Data records
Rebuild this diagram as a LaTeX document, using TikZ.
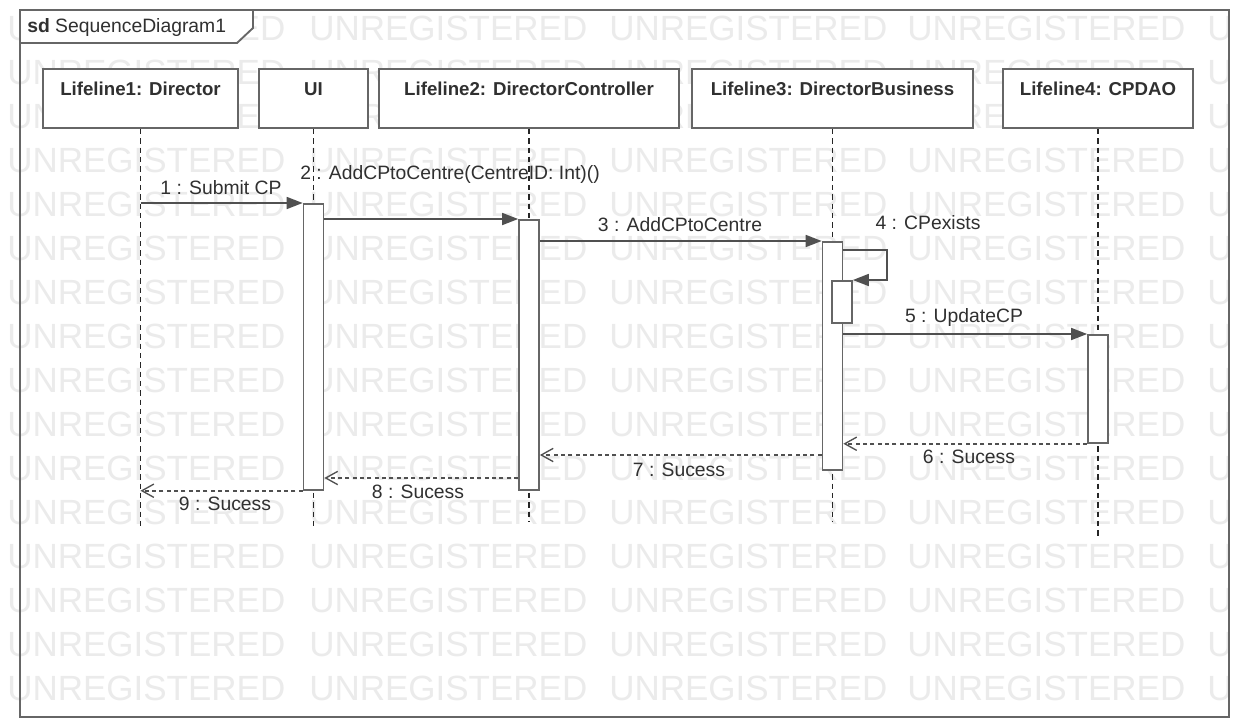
\documentclass[tikz,border=0pt]{standalone}
\usepackage{fontspec}
\setmainfont{Liberation Sans}
\usetikzlibrary{arrows.meta,calc}
\newcommand\pxu[1]{#1*0.75pt}
\definecolor{linecol}{HTML}{666666}
\definecolor{msgcol}{HTML}{505050}
\definecolor{txtcol}{HTML}{303030}
\definecolor{wmcol}{HTML}{EBEBEB}
\begin{document}
\begin{tikzpicture}[x=0.75pt,y=-0.75pt,
  font=\fontsize{14.5}{17}\selectfont, text=txtcol,
  wm/.style={inner sep=0pt, text=wmcol, font=\fontsize{26.25}{30}\selectfont},
  frame/.style={draw=linecol, line width=1.4pt},
  head/.style={draw=linecol, line width=1.3pt, fill=white, inner xsep=0pt, inner ysep=0pt,
    text height=19.5pt, text depth=24.75pt, font=\fontsize{14}{16}\selectfont\bfseries},
  bar/.style={draw=linecol, line width=1.3pt, fill=white, minimum width=\pxu{20}, inner sep=0pt, anchor=north},
  lifeline/.style={draw=black!85, line width=0.8pt, dash pattern=on 4pt off 3pt},
  msg/.style={draw=msgcol, line width=1.3pt, -{Triangle[length=12pt,width=9pt]}},
  ret/.style={draw=msgcol, line width=1.3pt, dash pattern=on 3pt off 2.5pt,
    -{Straight Barb[length=9pt,width=10pt,line width=1pt]}},
  lbl/.style={inner sep=0pt}
]
\useasboundingbox (0,0) rectangle (1235,725);
\fill[white] (0,0) rectangle (1235,725);

% watermark
\begin{scope}
\clip (0,0) rectangle (1235,725);
\foreach \r in {0,...,15} {
  \foreach \c/\xx in {0/7,1/309,2/609,3/907,4/1207} {
    \node[wm, anchor=base west] (wm-\r-\c) at (\xx, {40.5+44*\r}) {UNREGISTERED};
  }
}
\end{scope}

% frame
\coordinate (f1) at (20,10);
\coordinate (f2) at (1229,717);
\draw[frame] (f1) rectangle (f2);
\draw[frame, fill=white] (20,10) -- (253,10) -- (253,28) -- (237,43) -- (20,43) -- cycle;
\node[anchor=west, inner sep=0pt] (title) at (27,27) {\textbf{sd} SequenceDiagram1};

% heads
\node[head, minimum width=\pxu{195}] (h1) at (140.5,98.5) {Lifeline1: Director};
\node[head, minimum width=\pxu{109}] (h2) at (313.5,98.5) {UI};
\node[head, minimum width=\pxu{300}] (h3) at (529,98.5) {Lifeline2: DirectorController};
\node[head, minimum width=\pxu{281}] (h4) at (832.5,98.5) {Lifeline3: DirectorBusiness};
\node[head, minimum width=\pxu{190}] (h5) at (1098,98.5) {Lifeline4: CPDAO};

% lifelines
\coordinate (e1) at (140.5,530);
\coordinate (e2) at (313.5,530);
\coordinate (e3) at (529,521);
\coordinate (e4) at (832.5,521);
\coordinate (e5) at (1098,537);
\draw[lifeline] (h1.south) -- (e1);
\draw[lifeline] (h2.south) -- (e2);
\draw[lifeline] (h3.south) -- (e3);
\draw[lifeline] (h4.south) -- (e4);
\draw[lifeline] (h5.south) -- (e5);

% activations
\node[bar, minimum height=\pxu{286}] (a2) at (313.5,203) {};
\node[bar, minimum height=\pxu{270}] (a3) at (529,219) {};
\node[bar, minimum height=\pxu{228}] (a4) at (832.5,241) {};
\node[bar, minimum height=\pxu{42}] (a4b) at (842,280) {};
\node[bar, minimum height=\pxu{108}] (a5) at (1098,334) {};

% messages
\coordinate (s1) at (140.5,203);
\draw[msg] (s1) -- (a2.north west);
\node[lbl] (l1) at (221,188) {1 : Submit CP};

\draw[msg] (a2.east |- a3.north) -- (a3.north west);
\node[lbl] (l2) at (450,174) {2 : AddCPtoCentre(CentreID: Int)()};

\draw[msg] (a3.east |- a4.north) -- (a4.north west);
\node[lbl] (l3) at (680,225) {3 : AddCPtoCentre};

\coordinate (t4) at (887,250);
\draw[msg] (a4.east |- t4) -- (t4) |- (a4b.north east);
\node[lbl] (l4) at (928,223) {4 : CPexists};

\draw[msg] (a4.east |- a5.north) -- (a5.north west);
\node[lbl] (l5) at (964,317) {5 : UpdateCP};

\draw[ret] (a5.south west) -- (a4.east |- a5.south);
\node[lbl] (l6) at (969,457) {6 : Sucess};

\coordinate (y7) at (0,455);
\draw[ret] (a4.west |- y7) -- (a3.east |- y7);
\node[lbl] (l7) at (679,470) {7 : Sucess};

\coordinate (y8) at (0,478);
\draw[ret] (a3.west |- y8) -- (a2.east |- y8);
\node[lbl] (l8) at (418,492) {8 : Sucess};

\draw[ret] (a2.south west) -- (e1 |- a2.south);
\node[lbl] (l9) at (225,504) {9 : Sucess};
\end{tikzpicture}
\end{document}
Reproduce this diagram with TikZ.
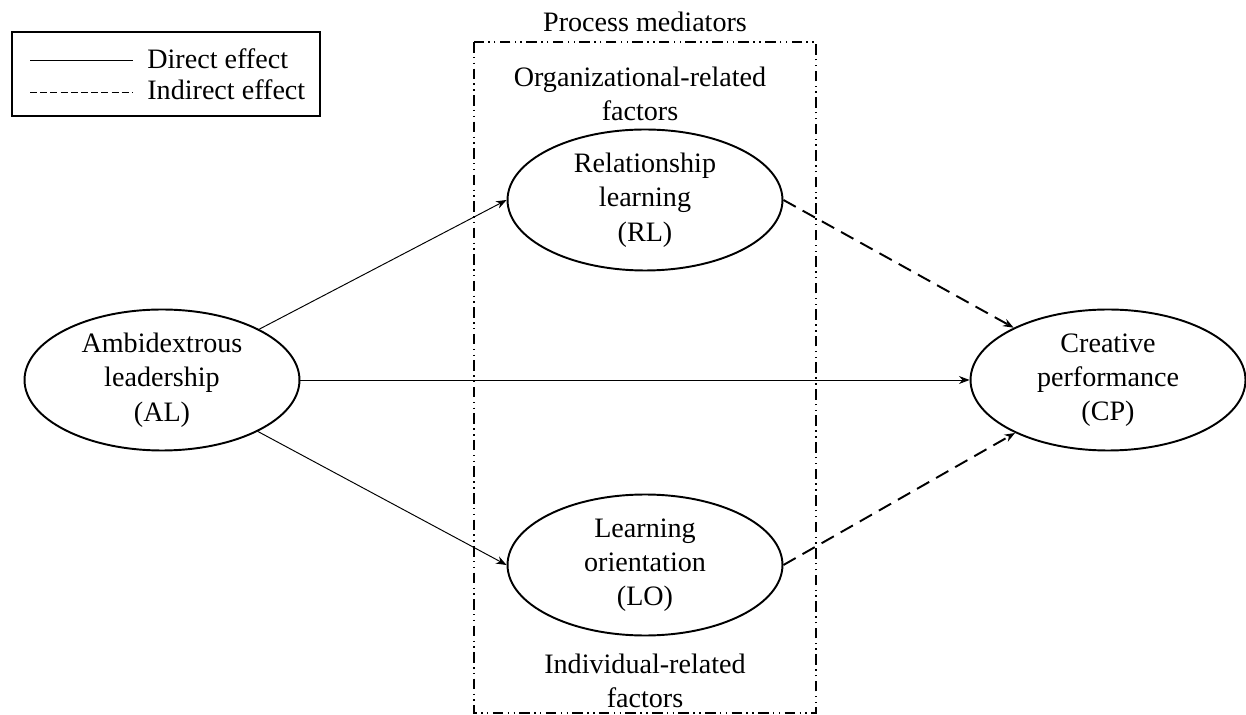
\documentclass[tikz,border=0pt]{standalone}
\usepackage{fontspec}
\setmainfont{Liberation Serif}
\usetikzlibrary{shapes.geometric,arrows.meta}

\tikzset{
    construct/.style={ellipse, draw, line width=1.1pt, minimum width=5.5cm, minimum height=2.82cm, inner sep=0pt, align=center},
    direct/.style={-{Stealth[length=6pt,width=4.5pt]}, line width=0.55pt},
    indirect/.style={-{Stealth[length=6pt,width=4.5pt]}, line width=1.1pt, dash pattern=on 8pt off 4.5pt},
    mediatorbox/.style={line width=0.8pt, dash pattern=on 6pt off 2.5pt on 0.8pt off 2.5pt on 0.8pt off 2.5pt},
    caption/.style={align=center, inner sep=0pt}
}

\begin{document}
\begin{tikzpicture}[x=0.02cm, y=-0.02cm, font=\fontsize{16}{19.5}\selectfont]

    % constants
    \def\boxl{474}
    \def\boxr{816}
    \def\boxt{42}
    \def\boxb{713}

    \useasboundingbox (0,0) rectangle (1246,715);

    % legend
    \draw [line width=0.6pt] (12,32) rectangle (320,116);
    \coordinate (ds) at (30,60);
    \coordinate (de) at (133,60);
    \coordinate (is) at (30,92);
    \coordinate (ie) at (133,92);
    \draw [line width=0.5pt] (ds) -- (de);
    \draw [line width=0.5pt, dash pattern=on 4pt off 1.8pt] (is) -- (ie);
    \node [caption, anchor=west] (dlabel) at (147,59) {Direct effect};
    \node [caption, anchor=west] (ilabel) at (147,90) {Indirect effect};

    % process mediators frame
    \draw [mediatorbox] (\boxl,\boxt) rectangle (\boxr,\boxb);
    \node [caption] (mediators) at (645,22) {Process mediators};
    \node [caption] (orgfactors) at (640,94) {Organizational-related\\factors};
    \node [caption] (indfactors) at (645,681) {Individual-related\\factors};

    % constructs
    \node [construct] (AL) at (162,380) {Ambidextrous\\leadership\\(AL)};
    \node [construct] (RL) at (645,200) {Relationship\\learning\\(RL)};
    \node [construct] (LO) at (645,565) {Learning\\orientation\\(LO)};
    \node [construct] (CP) at (1108,380) {Creative\\performance\\(CP)};

    % effects
    \draw [direct] (AL) -- (RL.west);
    \draw [direct] (AL) -- (CP);
    \draw [direct] (AL) -- (LO.west);
    \draw [indirect] (RL.east) -- (CP);
    \draw [indirect] (LO.east) -- (CP);

\end{tikzpicture}
\end{document}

EXERCISE GOAL> Write out again every line above exactly as given; the pictures do not belong in the copy.

SOLUTION TO THE EXERCISE>
Rebuild this diagram as a LaTeX document, using TikZ.
\documentclass[tikz,border=0pt]{standalone}
\usepackage{fontspec}
\setmainfont{Liberation Sans}
\usetikzlibrary{arrows.meta,calc}
\newcommand\pxu[1]{#1*0.75pt}
\definecolor{linecol}{HTML}{666666}
\definecolor{msgcol}{HTML}{505050}
\definecolor{txtcol}{HTML}{303030}
\definecolor{wmcol}{HTML}{EBEBEB}
\begin{document}
\begin{tikzpicture}[x=0.75pt,y=-0.75pt,
  font=\fontsize{14.5}{17}\selectfont, text=txtcol,
  wm/.style={inner sep=0pt, text=wmcol, font=\fontsize{26.25}{30}\selectfont},
  frame/.style={draw=linecol, line width=1.4pt},
  head/.style={draw=linecol, line width=1.3pt, fill=white, inner xsep=0pt, inner ysep=0pt,
    text height=19.5pt, text depth=24.75pt, font=\fontsize{14}{16}\selectfont\bfseries},
  bar/.style={draw=linecol, line width=1.3pt, fill=white, minimum width=\pxu{20}, inner sep=0pt, anchor=north},
  lifeline/.style={draw=black!85, line width=0.8pt, dash pattern=on 4pt off 3pt},
  msg/.style={draw=msgcol, line width=1.3pt, -{Triangle[length=12pt,width=9pt]}},
  ret/.style={draw=msgcol, line width=1.3pt, dash pattern=on 3pt off 2.5pt,
    -{Straight Barb[length=9pt,width=10pt,line width=1pt]}},
  lbl/.style={inner sep=0pt}
]
\useasboundingbox (0,0) rectangle (1235,725);
\fill[white] (0,0) rectangle (1235,725);

% watermark
\begin{scope}
\clip (0,0) rectangle (1235,725);
\foreach \r in {0,...,15} {
  \foreach \c/\xx in {0/7,1/309,2/609,3/907,4/1207} {
    \node[wm, anchor=base west] (wm-\r-\c) at (\xx, {40.5+44*\r}) {UNREGISTERED};
  }
}
\end{scope}

% frame
\coordinate (f1) at (20,10);
\coordinate (f2) at (1229,717);
\draw[frame] (f1) rectangle (f2);
\draw[frame, fill=white] (20,10) -- (253,10) -- (253,28) -- (237,43) -- (20,43) -- cycle;
\node[anchor=west, inner sep=0pt] (title) at (27,27) {\textbf{sd} SequenceDiagram1};

% heads
\node[head, minimum width=\pxu{195}] (h1) at (140.5,98.5) {Lifeline1: Director};
\node[head, minimum width=\pxu{109}] (h2) at (313.5,98.5) {UI};
\node[head, minimum width=\pxu{300}] (h3) at (529,98.5) {Lifeline2: DirectorController};
\node[head, minimum width=\pxu{281}] (h4) at (832.5,98.5) {Lifeline3: DirectorBusiness};
\node[head, minimum width=\pxu{190}] (h5) at (1098,98.5) {Lifeline4: CPDAO};

% lifelines
\coordinate (e1) at (140.5,530);
\coordinate (e2) at (313.5,530);
\coordinate (e3) at (529,521);
\coordinate (e4) at (832.5,521);
\coordinate (e5) at (1098,537);
\draw[lifeline] (h1.south) -- (e1);
\draw[lifeline] (h2.south) -- (e2);
\draw[lifeline] (h3.south) -- (e3);
\draw[lifeline] (h4.south) -- (e4);
\draw[lifeline] (h5.south) -- (e5);

% activations
\node[bar, minimum height=\pxu{286}] (a2) at (313.5,203) {};
\node[bar, minimum height=\pxu{270}] (a3) at (529,219) {};
\node[bar, minimum height=\pxu{228}] (a4) at (832.5,241) {};
\node[bar, minimum height=\pxu{42}] (a4b) at (842,280) {};
\node[bar, minimum height=\pxu{108}] (a5) at (1098,334) {};

% messages
\coordinate (s1) at (140.5,203);
\draw[msg] (s1) -- (a2.north west);
\node[lbl] (l1) at (221,188) {1 : Submit CP};

\draw[msg] (a2.east |- a3.north) -- (a3.north west);
\node[lbl] (l2) at (450,174) {2 : AddCPtoCentre(CentreID: Int)()};

\draw[msg] (a3.east |- a4.north) -- (a4.north west);
\node[lbl] (l3) at (680,225) {3 : AddCPtoCentre};

\coordinate (t4) at (887,250);
\draw[msg] (a4.east |- t4) -- (t4) |- (a4b.north east);
\node[lbl] (l4) at (928,223) {4 : CPexists};

\draw[msg] (a4.east |- a5.north) -- (a5.north west);
\node[lbl] (l5) at (964,317) {5 : UpdateCP};

\draw[ret] (a5.south west) -- (a4.east |- a5.south);
\node[lbl] (l6) at (969,457) {6 : Sucess};

\coordinate (y7) at (0,455);
\draw[ret] (a4.west |- y7) -- (a3.east |- y7);
\node[lbl] (l7) at (679,470) {7 : Sucess};

\coordinate (y8) at (0,478);
\draw[ret] (a3.west |- y8) -- (a2.east |- y8);
\node[lbl] (l8) at (418,492) {8 : Sucess};

\draw[ret] (a2.south west) -- (e1 |- a2.south);
\node[lbl] (l9) at (225,504) {9 : Sucess};
\end{tikzpicture}
\end{document}
Reproduce this diagram with TikZ.
\documentclass[tikz,border=0pt]{standalone}
\usepackage{fontspec}
\setmainfont{Liberation Serif}
\usetikzlibrary{shapes.geometric,arrows.meta}

\tikzset{
    construct/.style={ellipse, draw, line width=1.1pt, minimum width=5.5cm, minimum height=2.82cm, inner sep=0pt, align=center},
    direct/.style={-{Stealth[length=6pt,width=4.5pt]}, line width=0.55pt},
    indirect/.style={-{Stealth[length=6pt,width=4.5pt]}, line width=1.1pt, dash pattern=on 8pt off 4.5pt},
    mediatorbox/.style={line width=0.8pt, dash pattern=on 6pt off 2.5pt on 0.8pt off 2.5pt on 0.8pt off 2.5pt},
    caption/.style={align=center, inner sep=0pt}
}

\begin{document}
\begin{tikzpicture}[x=0.02cm, y=-0.02cm, font=\fontsize{16}{19.5}\selectfont]

    % constants
    \def\boxl{474}
    \def\boxr{816}
    \def\boxt{42}
    \def\boxb{713}

    \useasboundingbox (0,0) rectangle (1246,715);

    % legend
    \draw [line width=0.6pt] (12,32) rectangle (320,116);
    \coordinate (ds) at (30,60);
    \coordinate (de) at (133,60);
    \coordinate (is) at (30,92);
    \coordinate (ie) at (133,92);
    \draw [line width=0.5pt] (ds) -- (de);
    \draw [line width=0.5pt, dash pattern=on 4pt off 1.8pt] (is) -- (ie);
    \node [caption, anchor=west] (dlabel) at (147,59) {Direct effect};
    \node [caption, anchor=west] (ilabel) at (147,90) {Indirect effect};

    % process mediators frame
    \draw [mediatorbox] (\boxl,\boxt) rectangle (\boxr,\boxb);
    \node [caption] (mediators) at (645,22) {Process mediators};
    \node [caption] (orgfactors) at (640,94) {Organizational-related\\factors};
    \node [caption] (indfactors) at (645,681) {Individual-related\\factors};

    % constructs
    \node [construct] (AL) at (162,380) {Ambidextrous\\leadership\\(AL)};
    \node [construct] (RL) at (645,200) {Relationship\\learning\\(RL)};
    \node [construct] (LO) at (645,565) {Learning\\orientation\\(LO)};
    \node [construct] (CP) at (1108,380) {Creative\\performance\\(CP)};

    % effects
    \draw [direct] (AL) -- (RL.west);
    \draw [direct] (AL) -- (CP);
    \draw [direct] (AL) -- (LO.west);
    \draw [indirect] (RL.east) -- (CP);
    \draw [indirect] (LO.east) -- (CP);

\end{tikzpicture}
\end{document}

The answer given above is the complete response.